Which brings us to sport. And here too things have been falling apart. Our national football team failed to qualify for the European championships.  Then the whole footballing world was tarnished by corruption and child abuse scandals.  In athletics, the scandal was drugs, with the scale of Russia’s state-sponsored doping programme truly shocking.  But Britain and Scotland escaped all this and did surprisingly well at the Rio Olympics, coming second in the overall medal table.  Scotland contributed 13 medals to the total, including Andy Murray’s gold in the tennis.

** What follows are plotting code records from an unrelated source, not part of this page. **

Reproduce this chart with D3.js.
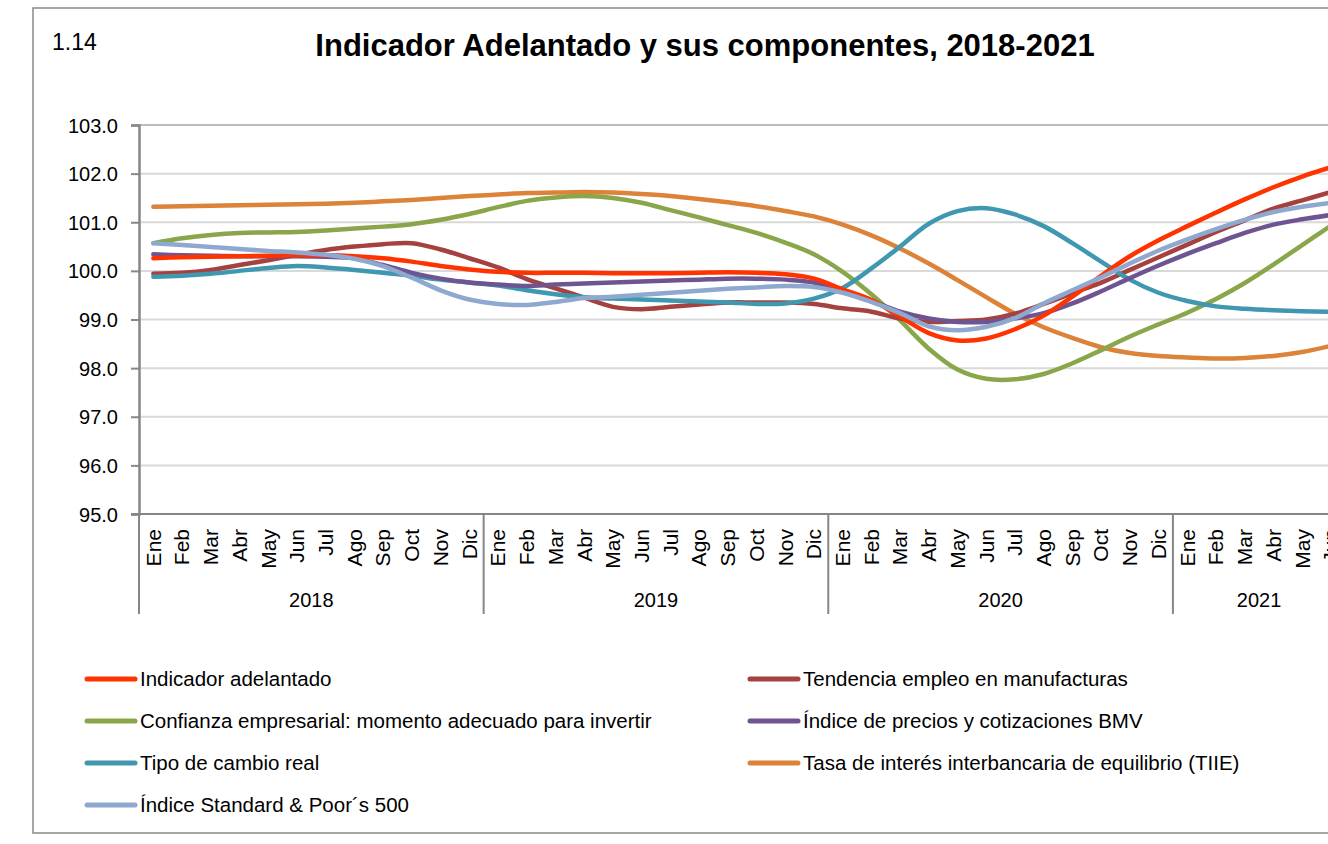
<!DOCTYPE html>
<html>
<head>
<meta charset="utf-8">
<script src="https://cdn.jsdelivr.net/npm/d3@7"></script>
<style>
  html, body { margin: 0; padding: 0; background: #fff; overflow: hidden; }
  svg { display: block; }
</style>
</head>
<body>
<div id="chart"></div>
<script>
// ---------- DATA ----------
const months = ["Ene","Feb","Mar","Abr","May","Jun","Jul","Ago","Sep","Oct","Nov","Dic"];
const years = ["2018","2019","2020","2021"];
const monthsPerYear = [12, 12, 12, 6];
const yTicks = [95, 96, 97, 98, 99, 100, 101, 102, 103];

const indicador = [100.26,100.28,100.29,100.30,100.31,100.32,100.32,100.30,100.26,100.19,100.10,100.03,
  99.98,99.96,99.96,99.96,99.95,99.95,99.95,99.96,99.97,99.96,99.93,99.84,
  99.62,99.40,99.06,98.72,98.57,98.61,98.80,99.08,99.47,99.90,100.30,100.63,
  100.92,101.20,101.47,101.72,101.94,102.13];
const empleo = [99.94,99.96,100.02,100.12,100.22,100.33,100.43,100.50,100.55,100.57,100.44,100.26,
  100.07,99.83,99.64,99.45,99.26,99.21,99.26,99.31,99.35,99.35,99.35,99.32,
  99.23,99.16,99.02,98.95,98.97,99.00,99.12,99.32,99.54,99.76,100.02,100.28,
  100.54,100.80,101.04,101.28,101.45,101.62];
const confianza = [100.57,100.67,100.74,100.78,100.79,100.80,100.83,100.87,100.91,100.96,101.05,101.17,
  101.31,101.44,101.51,101.54,101.50,101.40,101.25,101.10,100.94,100.78,100.58,100.34,
  99.98,99.52,98.98,98.40,97.97,97.78,97.77,97.88,98.10,98.37,98.65,98.90,
  99.14,99.42,99.75,100.13,100.53,100.93];
const bmv = [100.34,100.32,100.31,100.30,100.30,100.30,100.29,100.26,100.12,99.96,99.84,99.76,
  99.72,99.69,99.72,99.74,99.76,99.78,99.80,99.82,99.84,99.84,99.82,99.76,
  99.58,99.38,99.16,99.02,98.95,98.95,99.02,99.13,99.33,99.58,99.85,100.11,
  100.35,100.57,100.78,100.95,101.06,101.15];
const tipoCambio = [99.88,99.90,99.94,100.00,100.06,100.10,100.07,100.02,99.96,99.90,99.82,99.76,
  99.70,99.60,99.52,99.46,99.43,99.41,99.39,99.37,99.35,99.32,99.33,99.43,
  99.65,100.05,100.50,100.97,101.23,101.29,101.16,100.92,100.57,100.19,99.82,99.55,
  99.38,99.27,99.22,99.19,99.17,99.16];
const tiie = [101.32,101.33,101.34,101.35,101.36,101.37,101.38,101.40,101.43,101.46,101.50,101.54,
  101.57,101.60,101.61,101.62,101.61,101.58,101.54,101.48,101.41,101.33,101.23,101.12,
  100.95,100.73,100.46,100.15,99.81,99.46,99.12,98.84,98.62,98.43,98.31,98.25,
  98.22,98.20,98.21,98.25,98.33,98.46];
const sp500 = [100.57,100.53,100.49,100.45,100.41,100.38,100.33,100.25,100.10,99.86,99.60,99.41,
  99.32,99.30,99.36,99.44,99.47,99.51,99.55,99.59,99.63,99.66,99.69,99.67,
  99.55,99.36,99.13,98.86,98.78,98.85,99.03,99.33,99.60,99.87,100.15,100.42,
  100.65,100.86,101.05,101.21,101.32,101.40];

const seriesNames = ["Indicador adelantado","Tendencia empleo en manufacturas",
  "Confianza empresarial: momento adecuado para invertir","Índice de precios y cotizaciones BMV",
  "Tipo de cambio real","Tasa de interés interbancaria de equilibrio (TIIE)","Índice Standard & Poor´s 500"];
const seriesColors = ["#FF3300","#A5413F","#8AA64A","#6E5592","#3F97B0","#DC8239","#8EA8CF"];
const seriesValues = [indicador, empleo, confianza, bmv, tipoCambio, tiie, sp500];
// draw order (back to front)
const drawOrder = [5, 2, 1, 4, 3, 0, 6];

// ---------- BUILD ----------
(function () {
const W = 1328, H = 844;
const FONT = "'Liberation Sans', Arial, sans-serif";
const NARROW = "'Liberation Sans Narrow', 'Arial Narrow', 'Liberation Sans', sans-serif";

const svg = d3.select("#chart").append("svg").attr("width", W).attr("height", H);

// categories
const cats = [];
years.forEach((yr, yi) => {
  for (let m = 0; m < monthsPerYear[yi]; m++) cats.push({key: yr + "-" + m, year: yr, month: months[m]});
});

const plotLeft = 139, plotTop = 125, plotBottom = 514;
const step = 28.72;
const plotRight = plotLeft + step * cats.length;

const x = d3.scaleBand().domain(cats.map(c => c.key)).range([plotLeft, plotRight]).padding(0);
const y = d3.scaleLinear().domain([95, 103]).range([plotBottom, plotTop]);
const cx = k => x(k) + x.bandwidth() / 2;

// outer border
svg.append("rect").attr("x", 33).attr("y", 8).attr("width", 1400).attr("height", 825)
  .attr("fill", "none").attr("stroke", "#898989").attr("stroke-width", 1.5);

// chart number
svg.append("text").attr("x", 52).attr("y", 50).text("1.14")
  .attr("font-family", FONT).attr("font-size", 23).attr("fill", "#000");

// title
svg.append("text").attr("x", 705).attr("y", 56).attr("text-anchor", "middle")
  .text("Indicador Adelantado y sus componentes, 2018-2021")
  .attr("font-family", FONT).attr("font-weight", "bold").attr("font-size", 31).attr("fill", "#000");

// gridlines
svg.append("g").selectAll("line").data(yTicks.filter(t => t !== 95)).join("line")
  .attr("x1", plotLeft).attr("x2", W + 50)
  .attr("y1", d => y(d)).attr("y2", d => y(d))
  .attr("stroke", d => d === 103 ? "#bdbdbd" : "#d9d9d9").attr("stroke-width", 2);

// y axis
const yAxis = d3.axisLeft(y).tickValues(yTicks).tickFormat(d3.format(".1f")).tickSize(8).tickPadding(13);
const gy = svg.append("g").attr("transform", `translate(${plotLeft},0)`).call(yAxis);
gy.select(".domain").attr("stroke", "#868686").attr("stroke-width", 2.5);
gy.selectAll(".tick line").attr("stroke", "#868686").attr("stroke-width", 2);
gy.selectAll(".tick text").attr("font-family", FONT).attr("font-size", 20).attr("fill", "#000").attr("dy", "0.35em");

// x axis
const xAxis = d3.axisBottom(x).tickSize(0).tickFormat(k => cats.find(c => c.key === k).month);
const gx = svg.append("g").attr("transform", `translate(0,${plotBottom})`).call(xAxis);
gx.select(".domain").attr("stroke", "#868686").attr("stroke-width", 2).attr("d", `M${plotLeft - 8},0H${W + 50}`);
gx.selectAll(".tick text")
  .attr("font-family", NARROW).attr("font-size", 21).attr("fill", "#000")
  .attr("text-anchor", "end").attr("transform", "rotate(-90)")
  .attr("x", -15).attr("y", 0).attr("dy", "0.35em");

// year separators & labels
let acc = 0;
const sepIdx = [0];
monthsPerYear.forEach(n => { acc += n; sepIdx.push(acc); });
svg.append("g").selectAll("line").data(sepIdx).join("line")
  .attr("x1", d => plotLeft + d * step).attr("x2", d => plotLeft + d * step)
  .attr("y1", plotBottom).attr("y2", 614)
  .attr("stroke", "#868686").attr("stroke-width", 2);
svg.append("g").selectAll("text").data(years).join("text")
  .attr("x", (d, i) => plotLeft + (sepIdx[i] + sepIdx[i + 1]) / 2 * step)
  .attr("y", 607).attr("text-anchor", "middle").text(d => d)
  .attr("font-family", FONT).attr("font-size", 20).attr("fill", "#000");

// lines
const line = d3.line().x((d, i) => cx(cats[i].key)).y(d => y(d)).curve(d3.curveCatmullRom.alpha(0.5));
svg.append("g").selectAll("path").data(drawOrder).join("path")
  .attr("d", i => line(seriesValues[i]))
  .attr("fill", "none").attr("stroke", i => seriesColors[i])
  .attr("stroke-width", 4.5).attr("stroke-linejoin", "round").attr("stroke-linecap", "round");

// legend
const legendPos = [[85, 679], [748, 679], [85, 721], [748, 721], [85, 763], [748, 763], [85, 805]];
const lg = svg.append("g").selectAll("g").data(seriesNames).join("g")
  .attr("transform", (d, i) => `translate(${legendPos[i][0]},${legendPos[i][1]})`);
lg.append("line").attr("x1", 2).attr("x2", 50).attr("y1", 0).attr("y2", 0)
  .attr("stroke", (d, i) => seriesColors[i]).attr("stroke-width", 5).attr("stroke-linecap", "round");
lg.append("text").attr("x", 55).attr("y", 7).text(d => d)
  .attr("font-family", FONT).attr("font-size", 20.5).attr("fill", "#000");
})();
</script>
</body>
</html>
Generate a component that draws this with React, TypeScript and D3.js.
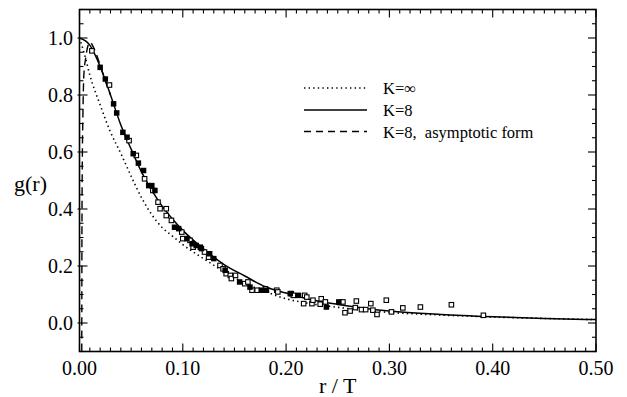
import * as d3 from "d3";
import { useEffect, useRef } from "react";

// K = infinity (dotted)
const kInfR = [0, 0.005, 0.01, 0.02, 0.03, 0.04, 0.05, 0.06, 0.07, 0.08, 0.09, 0.1, 0.12, 0.14, 0.16, 0.18, 0.2, 0.22, 0.25, 0.3, 0.35, 0.4, 0.45, 0.5];
const kInfG = [1.0, 0.94, 0.87, 0.765, 0.67, 0.595, 0.515, 0.44, 0.38, 0.335, 0.305, 0.275, 0.226, 0.18, 0.14, 0.11, 0.085, 0.07, 0.055, 0.037, 0.028, 0.021, 0.016, 0.012];

// K = 8 (solid)
const k8R = [0, 0.01, 0.02, 0.03, 0.04, 0.05, 0.06, 0.07, 0.08, 0.09, 0.1, 0.12, 0.14, 0.16, 0.18, 0.2, 0.22, 0.25, 0.3, 0.35, 0.4, 0.45, 0.5];
const k8G = [1.0, 0.975, 0.9, 0.8, 0.695, 0.61, 0.53, 0.465, 0.41, 0.365, 0.325, 0.26, 0.205, 0.165, 0.127, 0.105, 0.085, 0.065, 0.042, 0.03, 0.022, 0.016, 0.012];

// K = 8, asymptotic form (dashed)
const asymR = [0.0022, 0.0023, 0.0025, 0.0028, 0.0033, 0.0042, 0.006, 0.01, 0.015, 0.02, 0.025, 0.03];
const asymG = [-0.1, 0.2, 0.45, 0.6, 0.73, 0.87, 0.93, 0.985, 0.955, 0.905, 0.85, 0.8];

// simulation points
const filledPts: [number, number][] = [
  [0.02, 0.897], [0.025, 0.856], [0.033, 0.769], [0.036, 0.737], [0.042, 0.669], [0.046, 0.652],
  [0.052, 0.594], [0.057, 0.561], [0.062, 0.535], [0.067, 0.482], [0.07, 0.482], [0.073, 0.465],
  [0.092, 0.336], [0.096, 0.331], [0.104, 0.296], [0.109, 0.278], [0.113, 0.272], [0.117, 0.266],
  [0.118, 0.261], [0.126, 0.243], [0.13, 0.226], [0.141, 0.185], [0.155, 0.144], [0.165, 0.126],
  [0.176, 0.115], [0.181, 0.115], [0.204, 0.103], [0.212, 0.097], [0.239, 0.056], [0.251, 0.074],
];
const openPts: [number, number][] = [
  [0.012, 0.955], [0.029, 0.835], [0.048, 0.64], [0.055, 0.588], [0.063, 0.506], [0.071, 0.465],
  [0.076, 0.424], [0.078, 0.401], [0.084, 0.401], [0.084, 0.377], [0.089, 0.36], [0.099, 0.319],
  [0.1, 0.296], [0.107, 0.29], [0.11, 0.266], [0.121, 0.249], [0.125, 0.231], [0.136, 0.202],
  [0.139, 0.19], [0.142, 0.173], [0.146, 0.167], [0.147, 0.156], [0.151, 0.167], [0.16, 0.138],
  [0.163, 0.144], [0.167, 0.115], [0.172, 0.115], [0.18, 0.12], [0.191, 0.115], [0.192, 0.109],
  [0.205, 0.103], [0.207, 0.097], [0.217, 0.068], [0.218, 0.097], [0.22, 0.091], [0.225, 0.068],
  [0.226, 0.08], [0.233, 0.066], [0.234, 0.085], [0.238, 0.074], [0.255, 0.074], [0.257, 0.036],
  [0.262, 0.042], [0.267, 0.054], [0.268, 0.077], [0.273, 0.047], [0.277, 0.047], [0.282, 0.068],
  [0.284, 0.045], [0.288, 0.03], [0.297, 0.08], [0.302, 0.039], [0.313, 0.053], [0.33, 0.056],
  [0.36, 0.064], [0.391, 0.027],
];

const xTicks = [0, 0.1, 0.2, 0.3, 0.4, 0.5];
const yTicks = [0, 0.2, 0.4, 0.6, 0.8, 1.0];
const legendLabels = ["K=\u221e", "K=8", "K=8,\u00a0 asymptotic form"];

export default function App() {
  const svgRef = useRef<SVGSVGElement | null>(null);
  const width = 627;
  const height = 397;

  useEffect(() => {
    if (!svgRef.current) return;
    const svg = d3.select(svgRef.current);
    svg.selectAll("*").remove();

    const left = 79.5, right = 596, top = 9.5, bottom = 351.5;
    const x = d3.scaleLinear().domain([0, 0.5]).range([left, right]);
    const y = d3.scaleLinear().domain([-0.1, 1.1]).range([bottom, top]);
    const font = "'Liberation Serif', 'Times New Roman', serif";

    svg.append("clipPath").attr("id", "plotclip")
      .append("rect").attr("x", left).attr("y", top).attr("width", right - left).attr("height", bottom - top);

    // frame
    svg.append("rect")
      .attr("x", left).attr("y", top).attr("width", right - left).attr("height", bottom - top)
      .attr("fill", "none").attr("stroke", "#000").attr("stroke-width", 1.6);

    // ticks on all four sides
    const ticks = svg.append("g").attr("stroke", "#000").attr("stroke-width", 1.1);
    const xMinor = d3.range(0, 51).map((i) => i / 100);
    xMinor.forEach((v, i) => {
      const major = i % 10 === 0;
      const len = major ? 8 : 4;
      ticks.append("line").attr("x1", x(v)).attr("x2", x(v)).attr("y1", bottom).attr("y2", bottom - len);
      ticks.append("line").attr("x1", x(v)).attr("x2", x(v)).attr("y1", top).attr("y2", top + len);
    });
    const yMinor = d3.range(-2, 23).map((i) => i / 20);
    yMinor.forEach((v, i) => {
      const major = (i - 2) % 4 === 0 && v >= 0 && v <= 1.0001;
      const len = major ? 8 : 4;
      ticks.append("line").attr("x1", left - (major ? 2 : 0)).attr("x2", left + len).attr("y1", y(v)).attr("y2", y(v));
      ticks.append("line").attr("x1", right).attr("x2", right - len).attr("y1", y(v)).attr("y2", y(v));
    });

    // tick labels
    svg.append("g").selectAll("text").data(xTicks).enter().append("text")
      .attr("x", (d) => x(d)).attr("y", 375)
      .attr("text-anchor", "middle").attr("font-family", font).attr("font-size", 20)
      .text((d) => d.toFixed(2));
    svg.append("g").selectAll("text").data(yTicks).enter().append("text")
      .attr("x", 73).attr("y", (d) => y(d) + 7)
      .attr("text-anchor", "end").attr("font-family", font).attr("font-size", 20)
      .text((d) => d.toFixed(1));

    // axis titles
    svg.append("text").attr("x", x(0.25)).attr("y", 393)
      .attr("text-anchor", "middle").attr("font-family", font).attr("font-size", 22)
      .text("r / T");
    svg.append("text").attr("x", 14).attr("y", 191)
      .attr("font-family", font).attr("font-size", 22)
      .text("g(r)");

    const plot = svg.append("g").attr("clip-path", "url(#plotclip)");
    const line = d3.line<[number, number]>()
      .x((d) => x(d[0])).y((d) => y(d[1]))
      .curve(d3.curveMonotoneX);

    const series = [
      { r: kInfR, g: kInfG, dash: "1.4 3.2", w: 1.6 },
      { r: k8R, g: k8G, dash: null, w: 1.5 },
      { r: asymR, g: asymG, dash: "8 5", w: 1.4 },
    ];
    series.forEach((s) => {
      const pts = s.r.map((r, i) => [r, s.g[i]] as [number, number]);
      plot.append("path").attr("d", line(pts))
        .attr("fill", "none").attr("stroke", "#000").attr("stroke-width", s.w)
        .attr("stroke-dasharray", s.dash);
    });

    const sz = 4.5;
    plot.append("g").selectAll("rect").data(openPts).enter().append("rect")
      .attr("x", (d) => x(d[0]) - sz / 2).attr("y", (d) => y(d[1]) - sz / 2)
      .attr("width", sz).attr("height", sz)
      .attr("fill", "#fff").attr("stroke", "#000").attr("stroke-width", 1.1);
    plot.append("g").selectAll("rect").data(filledPts).enter().append("rect")
      .attr("x", (d) => x(d[0]) - sz / 2 - 0.5).attr("y", (d) => y(d[1]) - sz / 2 - 0.5)
      .attr("width", sz + 1).attr("height", sz + 1)
      .attr("fill", "#000");

    // legend
    const legY = [88, 110, 131.5];
    const legDash = ["1.4 3.2", null, "7 5"];
    legendLabels.forEach((lab, i) => {
      svg.append("line").attr("x1", 304).attr("x2", 367).attr("y1", legY[i]).attr("y2", legY[i])
        .attr("stroke", "#000").attr("stroke-width", i === 0 ? 1.6 : 1.4)
        .attr("stroke-dasharray", legDash[i]);
      svg.append("text").attr("x", 383).attr("y", legY[i] + 6)
        .attr("font-family", font).attr("font-size", 16.5)
        .text(lab);
    });
  }, []);

  return (
    <svg ref={svgRef} width={width} height={height}
      style={{ position: "absolute", left: 0, top: 0, background: "#fff" }} />
  );
}
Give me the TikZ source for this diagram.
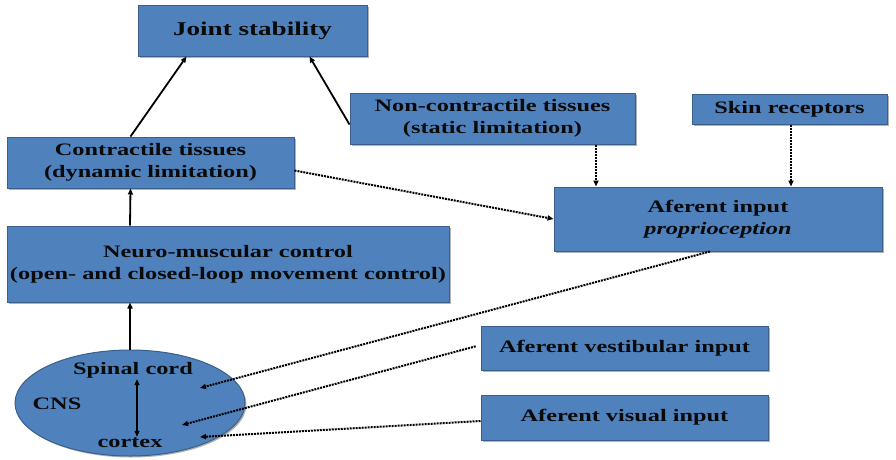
\documentclass[tikz,border=0pt]{standalone}
\usepackage{fontspec}
\setmainfont{Liberation Serif}[FakeStretch=1.39]
\usetikzlibrary{shapes.geometric, arrows.meta, shadows}
\definecolor{boxfill}{HTML}{4F81BD}
\definecolor{boxline}{HTML}{3A5F8B}
\definecolor{textc}{HTML}{0A0A0A}
\tikzset{
  box/.style={draw=boxline, line width=1pt, fill=boxfill, align=center,
    font=\bfseries\fontsize{17.5}{22}\selectfont, text=textc, inner sep=0pt,
    drop shadow={shadow xshift=1.5pt, shadow yshift=-1.5pt, fill=black, opacity=0.3}},
  lbl/.style={inner sep=1pt, font=\bfseries\fontsize{17.5}{20}\selectfont, text=textc},
  solidarr/.style={-{Triangle[length=6pt,width=5pt]}, line width=1.8pt},
  dblarr/.style={{Triangle[length=6pt,width=5pt]}-{Triangle[length=6pt,width=5pt]}, line width=1.2pt},
  dotarr/.style={-{Triangle[length=6pt,width=5pt]}, line width=2pt, dash pattern=on 2pt off 1pt},
}
\begin{document}
\begin{tikzpicture}[x=1pt, y=-1pt]
\useasboundingbox (0,0) rectangle (896,459);
\node[box, minimum width=229pt, minimum height=51pt, font=\bfseries\fontsize{19.5}{22}\selectfont] (js) at (252.5,30.5) {Joint stability};
\node[box, minimum width=285pt, minimum height=51pt] (nc) at (492.5,118.5) {Non-contractile tissues\\(static limitation)};
\node[box, minimum width=195pt, minimum height=30pt] (sr) at (789.5,109) {Skin receptors};
\node[box, minimum width=287pt, minimum height=51pt] (ct) at (150.5,162.5) {Contractile tissues\\(dynamic limitation)};
\node[box, minimum width=328pt, minimum height=64pt] (ai) at (718,219) {Aferent input\\\textit{proprioception}};
\node[box, minimum width=442pt, minimum height=76pt] (nm) at (228,264) {Neuro-muscular control\\(open- and closed-loop movement control)};
\node[box, ellipse, minimum width=230pt, minimum height=106pt] (cns) at (130,403) {};
\node[box, minimum width=287pt, minimum height=44pt] (ve) at (624.5,348) {Aferent vestibular input};
\node[box, minimum width=287pt, minimum height=45pt] (vi) at (624.5,417.5) {Aferent visual input};
\node[lbl] (sc) at (133,370) {Spinal cord};
\node[lbl] (cn) at (57,404) {CNS};
\node[lbl] (cx) at (130,443) {cortex};
\coordinate (e1) at (200,388);
\coordinate (e2) at (182,425);
\coordinate (e3) at (200,437);
\draw[solidarr] ([xshift=-20pt]ct.north) -- ([xshift=-66pt]js.south);
\draw[solidarr] ([yshift=-6pt]nc.west) -- ([xshift=57pt]js.south);
\draw[solidarr] ([xshift=-98pt]nm.north) -- ([xshift=-20pt]ct.south);
\draw[solidarr] (cns.north) -- ([xshift=-98pt]nm.south);
\draw[dblarr] ([xshift=4pt]sc.south) -- ([xshift=7pt]cx.north);
\draw[dotarr] ([yshift=-8pt]ct.east) -- (ai.west);
\draw[dotarr] ([xshift=103.5pt]nc.south) -- ([xshift=-122pt]ai.north);
\draw[dotarr] ([xshift=1.5pt]sr.south) -- ([xshift=73pt]ai.north);
\draw[dotarr] ([xshift=-8pt]ai.south) -- (e1);
\draw[dotarr, shorten <=5pt] ([yshift=3pt]ve.west) -- (e2);
\draw[dotarr] ([yshift=-3.5pt]vi.west) -- (e3);
\end{tikzpicture}
\end{document}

In fact, the Murray brothers were the bright stars of this gloomy year. Andy became world number one men’s singles player and Jamie world number one in the doubles.  A truly remarkable achievement, and all due to their brilliant mother Judy. (and not forgetting Gordon Reid who is also number one in wheelchair tennis)

One other bright spot in the year was the decision by the Scottish government to grant official protection to beavers, a native species to Scotland till they were hunted to extinction 400 years ago.  In a year in which one in ten Scottish species was at risk of extinction, this was one small step in the opposite direction.  It’s a sign that perhaps we can save and re-wild our planet, end its wars, ease its inequalities, and head towards a brighter future.

Optimists say things don’t so much fall apart as fall into place. But this year, 2016, I find that particularly hard to believe.